The second column of data values plus detection limits, or a single number representing a standard / guideline value.
The column of censoring indicators for yd, where 1 (or TRUE) indicates a detection limit in the yd column, and 0 (or FALSE) indicates a detected value in yd. Not needed if yd is a single standard number.
The usual notation for the alternate hypothesis. Default is “two.sided”. Options are “greater” or “less”.
Logical TRUE/FALSE option of whether to print the resulting statistics in the console window, or not. Default is TRUE.
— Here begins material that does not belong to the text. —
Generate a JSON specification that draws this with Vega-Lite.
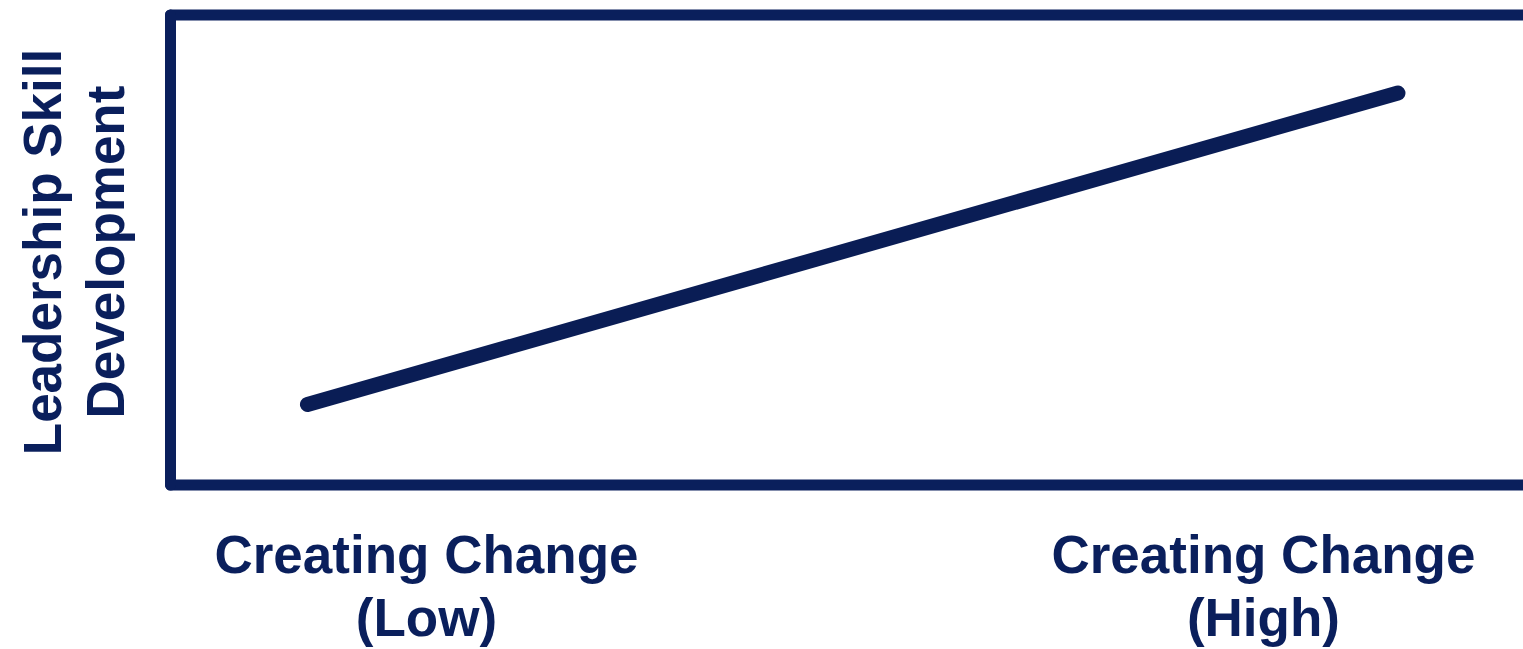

Prints a list of Wilcoxon Signed-Rank test with Pratt correction for ties statistics containing the following components:
n Number of samples
Z The value of the test statistic
p.value the p-value of the test
Helsel, D.R., 2011. Statistics for censored environmental data using Minitab and R, 2nd ed. John Wiley & Sons, USA, N.J.
Page, E.B., 1963. Ordered Hypotheses for Multiple Treatments: A Significance Test for Linear Ranks. Journal of the American Statistical Association 58, 216–230. doi: 10.2307/2282965
Pratt, J.W., 1959. Remarks on Zeros and Ties in the Wilcoxon Signed Rank Procedures. Journal of the American Statistical Association 54, 655–667. doi: 10.2307/2282543
data(atrazine)
cen_signedranktest(atrazine$June,atrazine$JuneCen,atrazine$Sept,atrazine$SeptCen)
#> Censored signed-rank test for (x:atrazine$June - y:atrazine$Sept) equals 0
#> alternative hypothesis: true difference atrazine$June - atrazine$Sept does not equal 0
#>
#> Pratt correction for ties
#> n = 24, Z = -3.319, p.value = 0.0009033